Ed è tutta questa storia, di vite e di libri, che il volume Federigo (Ghigo) Valli. Un protagonista rimosso dall’editoria italiana del novecento, pubblicato a ottobre dall’Editrice Biblohaus tenta di ricostruire. Il libro è dedicato a Gioia Sebastiani, la quale nel suo contributo Editori a Roma dopo la liberazione: le Edizioni Documento del 1998, ricostruisce un catalogo, sebbene perfettibile, delle edizioni di Valli.
Dopo i contributi dei tre autori, Antonio Castronuovo, Mauro Chiabrando e Massimo Gatta, troviamo la ristampa dell’unico testo letterario, a oggi conosciuto, prodotto del nostro protagonista rimosso, il già citato Trullallà, libretto rarissimo, a livello letterario collocabile fra futurismo e surrealismo, e che nella sua realizzazione libraria, risulta essere un vero e proprio gioiello librario. Illustrato con otto tavole di Diego Santambrogio sul quale, a seguire, troviamo un approfondimento di Paola Pallottino (che per intenderci oltre a essere una studiosa di illustrazioni ha scritto alcune fra le più belle canzoni di Lucio Dalla: da 4/3/1943 a Un uomo come me), Trullallà è un sogno nel suo decifrarsi. E come tale è anche ispirazione e incubo.

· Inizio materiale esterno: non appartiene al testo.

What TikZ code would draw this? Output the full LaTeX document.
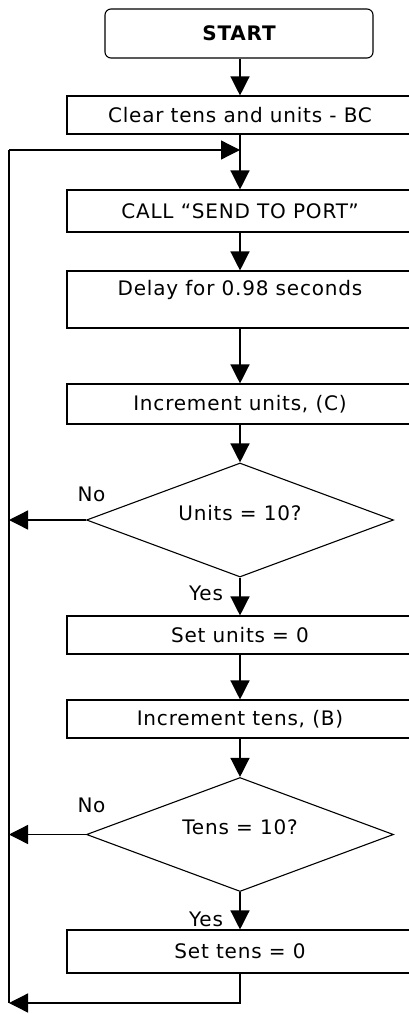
\documentclass[tikz,border=0pt]{standalone}
\usepackage{fontspec}
\setmainfont{DejaVu Sans}[LetterSpace=4]
\usetikzlibrary{arrows.meta,shapes.geometric}
\begin{document}
\begin{tikzpicture}[x=1pt,y=-1pt,
  every node/.style={font=\fontsize{20}{24}\selectfont},
  procbox/.style={draw,line width=1.1pt,rectangle,minimum width=346pt,inner sep=0pt},
  decbox/.style={draw,line width=1.1pt,diamond,shape aspect=2.7,minimum width=307pt,minimum height=114pt,inner sep=0pt,text height=10pt,text depth=10pt},
  flow/.style={line width=1.3pt,-{Triangle[length=19pt,width=19pt]}},
  loopline/.style={line width=1.7pt},
  lbl/.style={inner sep=0pt}
]
\clip (0,0) rectangle (409,1014);
\fill[white] (0,0) rectangle (409,1014);

\node[draw,line width=1.1pt,rounded corners=6pt,minimum width=268pt,minimum height=49pt,inner sep=0pt,font=\fontsize{20}{24}\selectfont\bfseries] (start) at (239,33.5) {START};
\node[procbox,minimum height=38pt] (clear) at (240,115) {Clear tens and units - BC};
\node[procbox,minimum height=42pt] (call) at (240,211) {CALL “SEND TO PORT”};
\node[procbox,text height=24.7pt,text depth=32.3pt] (delay) at (240,299.5) {Delay for 0.98 seconds};
\node[procbox,minimum height=40pt] (incu) at (240,404) {Increment units, (C)};
\node[decbox] (d1) at (240,520) {Units = 10?};
\node[procbox,minimum height=38pt] (setu) at (240,635) {Set units = 0};
\node[procbox,minimum height=38pt] (inct) at (240,719) {Increment tens, (B)};
\node[decbox] (d2) at (240,834.5) {Tens = 10?};
\node[procbox,minimum height=43pt] (sett) at (240,951.5) {Set tens = 0};

\coordinate (lt) at (9,150);
\coordinate (lb) at (9,1003);
\coordinate (join) at (240,150);

\draw[flow] (start.south -| clear.north) -- (clear.north);
\draw[flow] (clear.south) -- (call.north);
\draw[flow] (call.south) -- (delay.north);
\draw[flow] (delay.south) -- (incu.north);
\draw[flow] (incu.south) -- (d1.north);
\draw[flow] (d1.south) -- (setu.north);
\draw[flow] (setu.south) -- (inct.north);
\draw[flow] (inct.south) -- (d2.north);
\draw[flow] (d2.south) -- (sett.north);
\draw[flow] (d1.west) -- (d1.west -| lt);
\draw[flow] (d2.west) -- (d2.west -| lt);
\draw[flow] (sett.south) |- (lb);
\draw[loopline] (lb) -- (lt);
\draw[flow] (lt) -- (join);

\node[lbl] (no1) at (91.5,494) {No};
\node[lbl] (yes1) at (206,593) {Yes};
\node[lbl] (no2) at (91.5,805) {No};
\node[lbl] (yes2) at (206,919.5) {Yes};
\end{tikzpicture}
\end{document}
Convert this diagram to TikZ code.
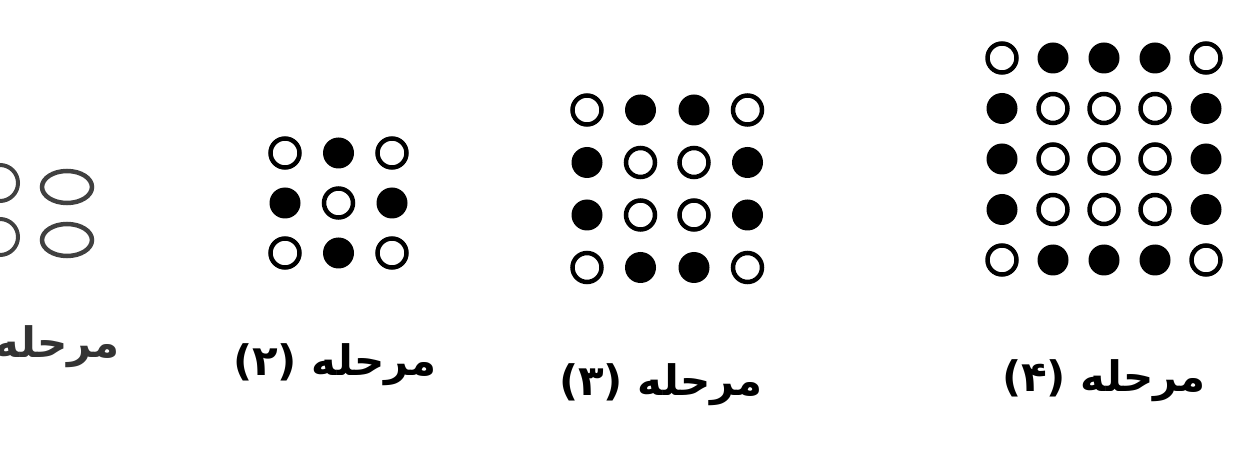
\documentclass[tikz,border=0pt]{standalone}
\usepackage{fontspec}
\newfontfamily\arabicfont[Script=Arabic]{DejaVu Sans}
\TeXXeTstate=1
\begin{document}
\begin{tikzpicture}[x=1pt,y=-1pt,
  opendot/.style={circle,draw=black,line width=4.5pt,fill=white,minimum size=29pt,inner sep=0pt},
  fulldot/.style={circle,fill=black,minimum size=31pt,inner sep=0pt},
  stagelabel/.style={font=\arabicfont\bfseries\fontsize{42}{46}\selectfont,inner sep=0pt}]
\def\oo{o}
\useasboundingbox (0,0) rectangle (1245,462);
\clip (0,0) rectangle (1245,462);
% stage 1 (partly cut off)
\node[circle,draw=black!75,line width=4pt,minimum size=36pt,inner sep=0pt] (s1a) at (0,183) {};
\node[circle,draw=black!75,line width=4pt,minimum size=36pt,inner sep=0pt] (s1b) at (0,237) {};
\draw[black!75,line width=4.5pt] (67,187) ellipse (25 and 16);
\draw[black!75,line width=4.5pt] (67,240) ellipse (25 and 16);
\node[stagelabel,anchor=east,text=black!80] (l1) at (120,347) {\beginR مرحله\endR};
% stage 2
\foreach \r/\row in {0/{o,f,o},1/{f,o,f},2/{o,f,o}}{
  \foreach \t [count=\c from 0] in \row {
    \ifx\t\oo\node[opendot] (b\r\c) at (285+53.5*\c,153+50*\r) {};
    \else\node[fulldot] (b\r\c) at (285+53.5*\c,153+50*\r) {};\fi
  }
}
\node[stagelabel] (l2) at (335,365) {\beginR مرحله (۲)\endR};
% stage 3
\foreach \r/\row in {0/{o,f,f,o},1/{f,o,o,f},2/{f,o,o,f},3/{o,f,f,o}}{
  \foreach \t [count=\c from 0] in \row {
    \ifx\t\oo\node[opendot] (c\r\c) at (587+53.5*\c,110+52.5*\r) {};
    \else\node[fulldot] (c\r\c) at (587+53.5*\c,110+52.5*\r) {};\fi
  }
}
\node[stagelabel] (l3) at (661,385) {\beginR مرحله (۳)\endR};
% stage 4
\foreach \r/\row in {0/{o,f,f,f,o},1/{f,o,o,o,f},2/{f,o,o,o,f},3/{f,o,o,o,f},4/{o,f,f,f,o}}{
  \foreach \t [count=\c from 0] in \row {
    \ifx\t\oo\node[opendot] (d\r\c) at (1002+51*\c,58+50.5*\r) {};
    \else\node[fulldot] (d\r\c) at (1002+51*\c,58+50.5*\r) {};\fi
  }
}
\node[stagelabel] (l4) at (1104,381) {\beginR مرحله (۴)\endR};
\end{tikzpicture}
\end{document}
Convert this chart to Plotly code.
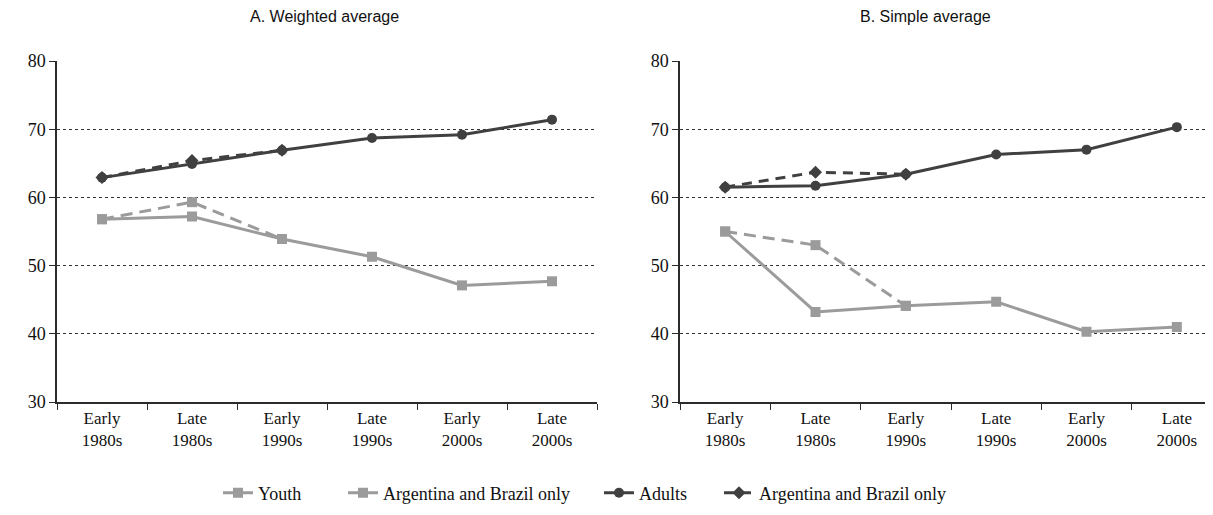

Al capitolo successivo, il lettore troverà una postilla di Massimo Gatta, il quale si sofferma, questa volta, sulla raffinata produzione lughense, considerando la storia degli stampatori Ferretti di Lugo e la stoffa della rilegatura “stampata a mano” dalla ditta Visini di Forlì. Fino all’utilissimo catalogo per immagini delle edizioni Documento relativo all’anno 1944, a cui segue un apparato iconografico.
Tutta un destino fu la vita di Federigo (Ghigo) Valli. Un destino impresso anche a livello tipografico se pensiamo alla marca editoriale delle sue edizioni: una mano latina che tiene l’orecchio. Quell’orecchio che noi abbiamo perduto da tempo.
Antonio Castronuovo — Mauro Chiabrando — Massimo Gatta, Federigo (Ghigo) Valli. Un protagonista rimosso dall’editoria italiana del novecento, Macerata, Biblohaus, 2015, pp. 263, ill., Euro 15.